GOAL. Pictures within the data are to be left out; everything else must be reproduced exactly.

STORED DATA.
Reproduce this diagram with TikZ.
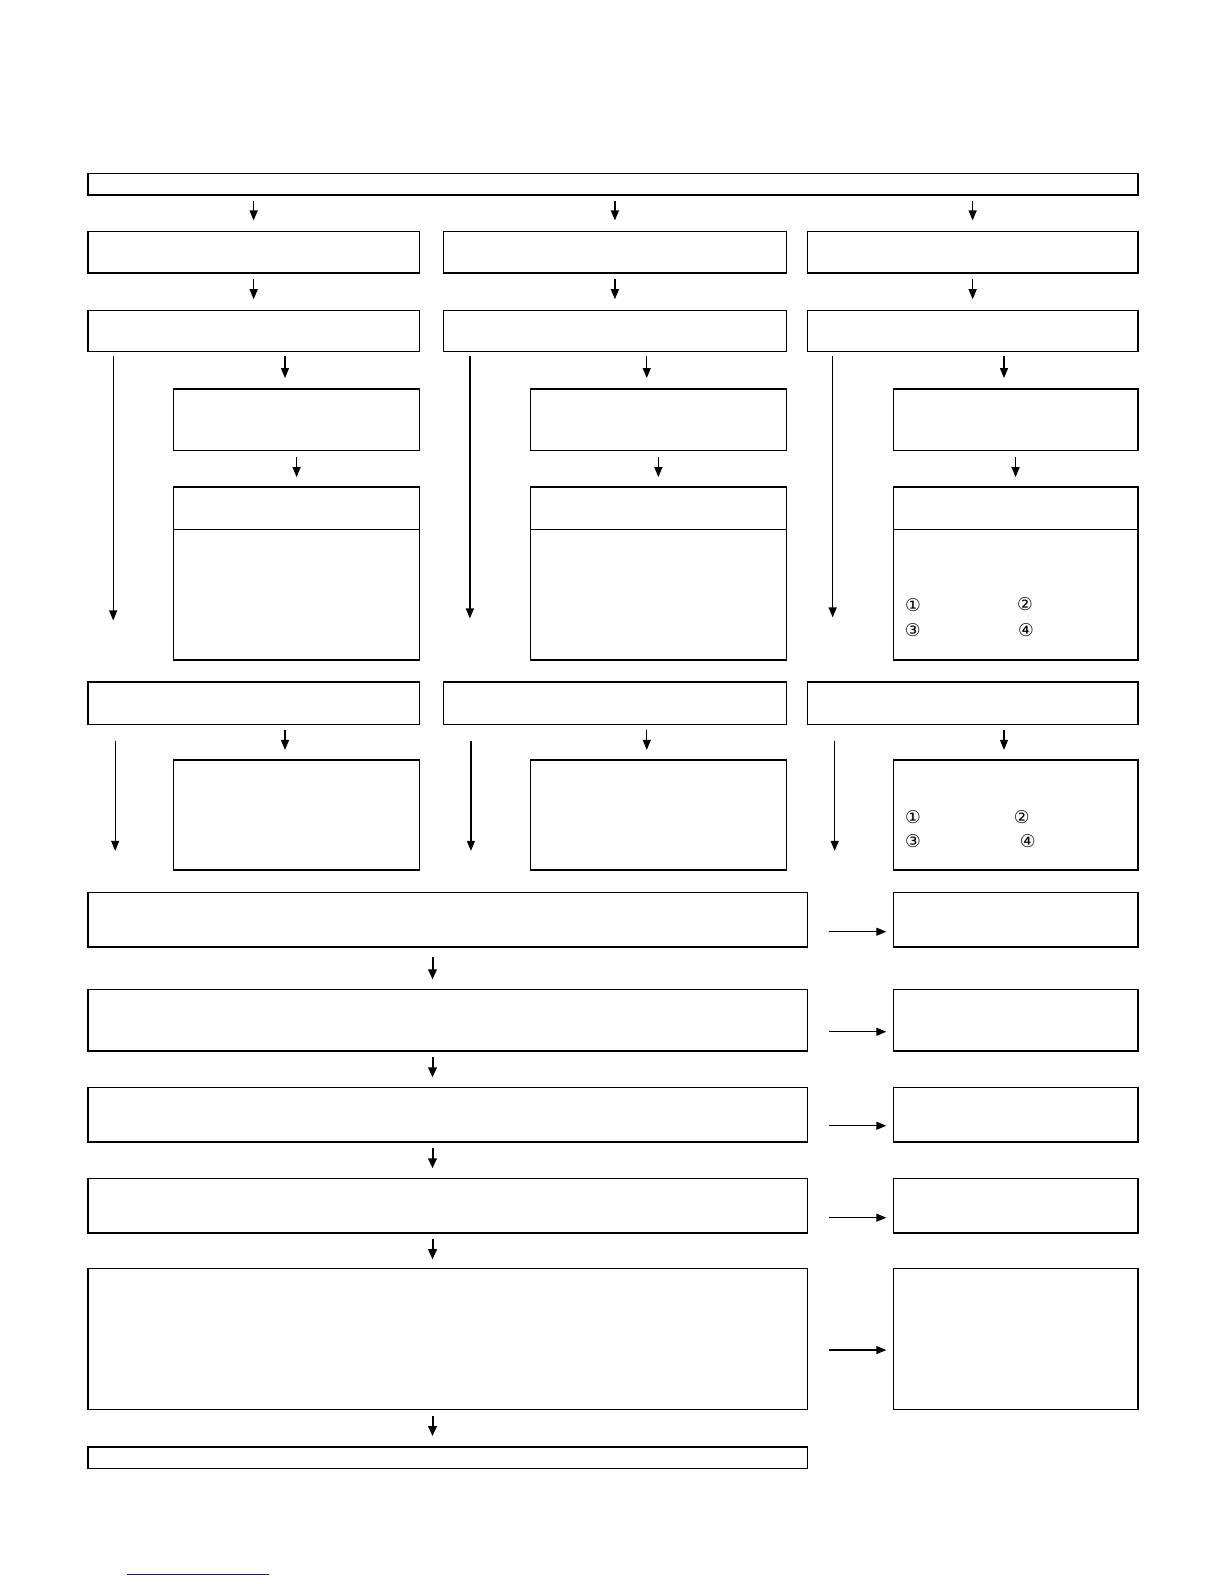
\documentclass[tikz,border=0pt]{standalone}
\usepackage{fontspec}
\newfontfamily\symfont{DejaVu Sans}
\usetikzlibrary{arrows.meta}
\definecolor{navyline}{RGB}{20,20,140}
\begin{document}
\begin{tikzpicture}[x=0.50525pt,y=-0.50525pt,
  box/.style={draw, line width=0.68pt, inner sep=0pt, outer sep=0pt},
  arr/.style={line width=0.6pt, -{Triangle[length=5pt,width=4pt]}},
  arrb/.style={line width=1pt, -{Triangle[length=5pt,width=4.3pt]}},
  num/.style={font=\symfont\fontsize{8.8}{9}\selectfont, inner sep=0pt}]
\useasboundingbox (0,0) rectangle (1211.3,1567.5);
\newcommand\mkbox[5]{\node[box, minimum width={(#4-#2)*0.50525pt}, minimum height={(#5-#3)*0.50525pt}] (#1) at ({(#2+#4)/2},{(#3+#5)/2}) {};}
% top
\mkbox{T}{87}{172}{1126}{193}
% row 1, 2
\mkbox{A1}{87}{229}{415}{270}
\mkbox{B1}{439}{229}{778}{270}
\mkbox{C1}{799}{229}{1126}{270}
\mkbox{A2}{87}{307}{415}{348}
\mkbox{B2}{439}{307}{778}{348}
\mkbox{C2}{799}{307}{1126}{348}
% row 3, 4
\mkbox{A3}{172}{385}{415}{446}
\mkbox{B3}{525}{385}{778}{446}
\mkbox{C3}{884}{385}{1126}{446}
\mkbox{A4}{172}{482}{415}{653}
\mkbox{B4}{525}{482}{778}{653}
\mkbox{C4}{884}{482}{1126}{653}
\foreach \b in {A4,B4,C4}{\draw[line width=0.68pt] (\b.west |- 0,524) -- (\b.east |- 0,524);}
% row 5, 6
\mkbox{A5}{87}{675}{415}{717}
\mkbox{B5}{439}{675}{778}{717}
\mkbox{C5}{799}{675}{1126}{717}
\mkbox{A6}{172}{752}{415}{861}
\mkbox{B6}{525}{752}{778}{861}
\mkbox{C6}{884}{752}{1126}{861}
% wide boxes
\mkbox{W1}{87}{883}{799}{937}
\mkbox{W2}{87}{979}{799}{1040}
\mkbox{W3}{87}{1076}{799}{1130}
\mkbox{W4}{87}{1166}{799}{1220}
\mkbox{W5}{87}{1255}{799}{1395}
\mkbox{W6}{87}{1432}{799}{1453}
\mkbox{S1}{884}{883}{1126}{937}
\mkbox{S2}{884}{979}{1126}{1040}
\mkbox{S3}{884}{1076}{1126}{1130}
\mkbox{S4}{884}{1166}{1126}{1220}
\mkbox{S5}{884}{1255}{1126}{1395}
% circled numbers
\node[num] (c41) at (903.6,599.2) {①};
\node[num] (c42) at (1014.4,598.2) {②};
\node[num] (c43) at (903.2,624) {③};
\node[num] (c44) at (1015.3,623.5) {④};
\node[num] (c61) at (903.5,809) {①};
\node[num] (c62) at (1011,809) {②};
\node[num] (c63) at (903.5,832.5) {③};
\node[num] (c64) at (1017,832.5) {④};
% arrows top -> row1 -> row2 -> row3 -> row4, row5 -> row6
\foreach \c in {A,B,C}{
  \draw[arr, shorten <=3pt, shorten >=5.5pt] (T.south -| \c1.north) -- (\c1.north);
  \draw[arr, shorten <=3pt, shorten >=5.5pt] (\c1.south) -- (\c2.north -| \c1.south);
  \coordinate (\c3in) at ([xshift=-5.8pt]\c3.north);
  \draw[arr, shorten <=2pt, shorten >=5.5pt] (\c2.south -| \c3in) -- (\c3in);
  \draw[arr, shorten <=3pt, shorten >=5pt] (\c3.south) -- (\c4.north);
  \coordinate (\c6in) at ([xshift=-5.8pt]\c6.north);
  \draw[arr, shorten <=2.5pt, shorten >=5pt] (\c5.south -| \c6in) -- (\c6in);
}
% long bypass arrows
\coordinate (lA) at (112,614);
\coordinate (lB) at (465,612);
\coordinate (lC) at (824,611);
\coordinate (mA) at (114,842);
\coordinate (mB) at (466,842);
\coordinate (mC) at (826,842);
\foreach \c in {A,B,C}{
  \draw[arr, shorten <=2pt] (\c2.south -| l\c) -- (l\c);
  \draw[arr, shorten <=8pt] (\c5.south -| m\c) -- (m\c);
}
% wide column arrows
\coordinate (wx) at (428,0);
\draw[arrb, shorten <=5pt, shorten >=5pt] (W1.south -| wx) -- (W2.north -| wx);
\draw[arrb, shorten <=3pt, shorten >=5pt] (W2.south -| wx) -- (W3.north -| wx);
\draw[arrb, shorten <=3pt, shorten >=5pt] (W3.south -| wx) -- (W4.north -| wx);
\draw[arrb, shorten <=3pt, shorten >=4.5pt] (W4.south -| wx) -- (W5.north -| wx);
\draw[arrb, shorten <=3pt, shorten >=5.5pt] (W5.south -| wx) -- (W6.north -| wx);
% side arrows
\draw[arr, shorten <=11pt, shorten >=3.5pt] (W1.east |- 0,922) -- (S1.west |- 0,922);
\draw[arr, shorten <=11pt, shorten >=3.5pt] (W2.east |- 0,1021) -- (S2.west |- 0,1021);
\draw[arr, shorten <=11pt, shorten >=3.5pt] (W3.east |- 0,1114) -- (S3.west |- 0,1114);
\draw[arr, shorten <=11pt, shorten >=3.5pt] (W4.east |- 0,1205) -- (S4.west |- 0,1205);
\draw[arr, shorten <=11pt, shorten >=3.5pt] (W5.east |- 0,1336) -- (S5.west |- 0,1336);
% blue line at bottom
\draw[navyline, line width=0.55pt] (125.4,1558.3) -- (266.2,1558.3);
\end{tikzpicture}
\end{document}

EXPECTED ANSWER.
Reproduce this diagram with TikZ.
\documentclass[tikz,border=0pt]{standalone}
\usepackage{fontspec}
\newfontfamily\symfont{DejaVu Sans}
\usetikzlibrary{arrows.meta}
\definecolor{navyline}{RGB}{20,20,140}
\begin{document}
\begin{tikzpicture}[x=0.50525pt,y=-0.50525pt,
  box/.style={draw, line width=0.68pt, inner sep=0pt, outer sep=0pt},
  arr/.style={line width=0.6pt, -{Triangle[length=5pt,width=4pt]}},
  arrb/.style={line width=1pt, -{Triangle[length=5pt,width=4.3pt]}},
  num/.style={font=\symfont\fontsize{8.8}{9}\selectfont, inner sep=0pt}]
\useasboundingbox (0,0) rectangle (1211.3,1567.5);
\newcommand\mkbox[5]{\node[box, minimum width={(#4-#2)*0.50525pt}, minimum height={(#5-#3)*0.50525pt}] (#1) at ({(#2+#4)/2},{(#3+#5)/2}) {};}
% top
\mkbox{T}{87}{172}{1126}{193}
% row 1, 2
\mkbox{A1}{87}{229}{415}{270}
\mkbox{B1}{439}{229}{778}{270}
\mkbox{C1}{799}{229}{1126}{270}
\mkbox{A2}{87}{307}{415}{348}
\mkbox{B2}{439}{307}{778}{348}
\mkbox{C2}{799}{307}{1126}{348}
% row 3, 4
\mkbox{A3}{172}{385}{415}{446}
\mkbox{B3}{525}{385}{778}{446}
\mkbox{C3}{884}{385}{1126}{446}
\mkbox{A4}{172}{482}{415}{653}
\mkbox{B4}{525}{482}{778}{653}
\mkbox{C4}{884}{482}{1126}{653}
\foreach \b in {A4,B4,C4}{\draw[line width=0.68pt] (\b.west |- 0,524) -- (\b.east |- 0,524);}
% row 5, 6
\mkbox{A5}{87}{675}{415}{717}
\mkbox{B5}{439}{675}{778}{717}
\mkbox{C5}{799}{675}{1126}{717}
\mkbox{A6}{172}{752}{415}{861}
\mkbox{B6}{525}{752}{778}{861}
\mkbox{C6}{884}{752}{1126}{861}
% wide boxes
\mkbox{W1}{87}{883}{799}{937}
\mkbox{W2}{87}{979}{799}{1040}
\mkbox{W3}{87}{1076}{799}{1130}
\mkbox{W4}{87}{1166}{799}{1220}
\mkbox{W5}{87}{1255}{799}{1395}
\mkbox{W6}{87}{1432}{799}{1453}
\mkbox{S1}{884}{883}{1126}{937}
\mkbox{S2}{884}{979}{1126}{1040}
\mkbox{S3}{884}{1076}{1126}{1130}
\mkbox{S4}{884}{1166}{1126}{1220}
\mkbox{S5}{884}{1255}{1126}{1395}
% circled numbers
\node[num] (c41) at (903.6,599.2) {①};
\node[num] (c42) at (1014.4,598.2) {②};
\node[num] (c43) at (903.2,624) {③};
\node[num] (c44) at (1015.3,623.5) {④};
\node[num] (c61) at (903.5,809) {①};
\node[num] (c62) at (1011,809) {②};
\node[num] (c63) at (903.5,832.5) {③};
\node[num] (c64) at (1017,832.5) {④};
% arrows top -> row1 -> row2 -> row3 -> row4, row5 -> row6
\foreach \c in {A,B,C}{
  \draw[arr, shorten <=3pt, shorten >=5.5pt] (T.south -| \c1.north) -- (\c1.north);
  \draw[arr, shorten <=3pt, shorten >=5.5pt] (\c1.south) -- (\c2.north -| \c1.south);
  \coordinate (\c3in) at ([xshift=-5.8pt]\c3.north);
  \draw[arr, shorten <=2pt, shorten >=5.5pt] (\c2.south -| \c3in) -- (\c3in);
  \draw[arr, shorten <=3pt, shorten >=5pt] (\c3.south) -- (\c4.north);
  \coordinate (\c6in) at ([xshift=-5.8pt]\c6.north);
  \draw[arr, shorten <=2.5pt, shorten >=5pt] (\c5.south -| \c6in) -- (\c6in);
}
% long bypass arrows
\coordinate (lA) at (112,614);
\coordinate (lB) at (465,612);
\coordinate (lC) at (824,611);
\coordinate (mA) at (114,842);
\coordinate (mB) at (466,842);
\coordinate (mC) at (826,842);
\foreach \c in {A,B,C}{
  \draw[arr, shorten <=2pt] (\c2.south -| l\c) -- (l\c);
  \draw[arr, shorten <=8pt] (\c5.south -| m\c) -- (m\c);
}
% wide column arrows
\coordinate (wx) at (428,0);
\draw[arrb, shorten <=5pt, shorten >=5pt] (W1.south -| wx) -- (W2.north -| wx);
\draw[arrb, shorten <=3pt, shorten >=5pt] (W2.south -| wx) -- (W3.north -| wx);
\draw[arrb, shorten <=3pt, shorten >=5pt] (W3.south -| wx) -- (W4.north -| wx);
\draw[arrb, shorten <=3pt, shorten >=4.5pt] (W4.south -| wx) -- (W5.north -| wx);
\draw[arrb, shorten <=3pt, shorten >=5.5pt] (W5.south -| wx) -- (W6.north -| wx);
% side arrows
\draw[arr, shorten <=11pt, shorten >=3.5pt] (W1.east |- 0,922) -- (S1.west |- 0,922);
\draw[arr, shorten <=11pt, shorten >=3.5pt] (W2.east |- 0,1021) -- (S2.west |- 0,1021);
\draw[arr, shorten <=11pt, shorten >=3.5pt] (W3.east |- 0,1114) -- (S3.west |- 0,1114);
\draw[arr, shorten <=11pt, shorten >=3.5pt] (W4.east |- 0,1205) -- (S4.west |- 0,1205);
\draw[arr, shorten <=11pt, shorten >=3.5pt] (W5.east |- 0,1336) -- (S5.west |- 0,1336);
% blue line at bottom
\draw[navyline, line width=0.55pt] (125.4,1558.3) -- (266.2,1558.3);
\end{tikzpicture}
\end{document}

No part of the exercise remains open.